Jeff Passan of ESPN reports that the Los Angeles Angels and superstar center fielder Mike Trout are finalizing the largest contract in the history of professional sports. Per Passan, the deal is for 12 years and will be worth more than $430 million. It has yet to be revealed if the deal includes any opt-outs or a no-trade clause.
Trout, 27, will be making nearly $36 million per season which tops Zack Greinke‘s previous average of a $34.4 million AAV. Further, the $430 million-plus deal is more than 30% larger than the $330 million deal Bryce Harper signed on March 2.
Due to be a free agent following the 2020 season, many expected Trout to test free agency where he would be sure to set off an immense bidding war. Though, with many players scared by recent free agency trends, it’s not surprising to see him take the boatload of cash the Angels have offered him.
In 2012, when he won AL Rookie of the Year, the only reason he finished second in MVP voting was because Miguel Cabrera hit for the Triple Crown. Since then, he has finished lower than second in MVP voting once, and that was when he finished fourth because he played in only 114 games in 2017. He is remarkably consistent despite his elite-of-the-elite level of play, and he only seems to be getting better.

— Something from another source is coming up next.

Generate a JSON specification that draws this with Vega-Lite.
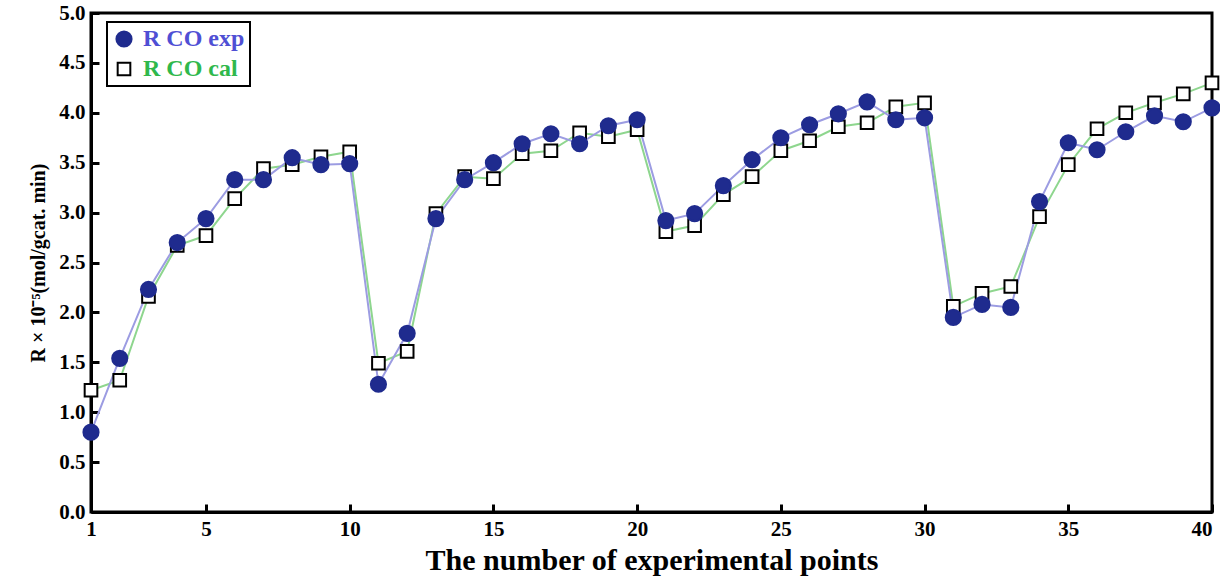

In 2018, Trout hit .312/.460/.628 (1.088 OPS) with 39 home runs, 79 RBIs, 24 stolen bases, 122 walks, a 191 wRC+ and a 9.8 fWAR. His on-base percentage and OPS both paced the Major Leagues, and he set new career highs in walks, OBP, OPS, and strikeouts — That is, he struck out less in 2018 (124) than any other season in which he played 140 games. He’s also a phenomenal fielder, posting eight DRS and a 4.0 UZR (5.6 UZR/150) in center field in 2018.
He is the best player in the game, so the fact that he’ll be paid more than anyone else makes total sense.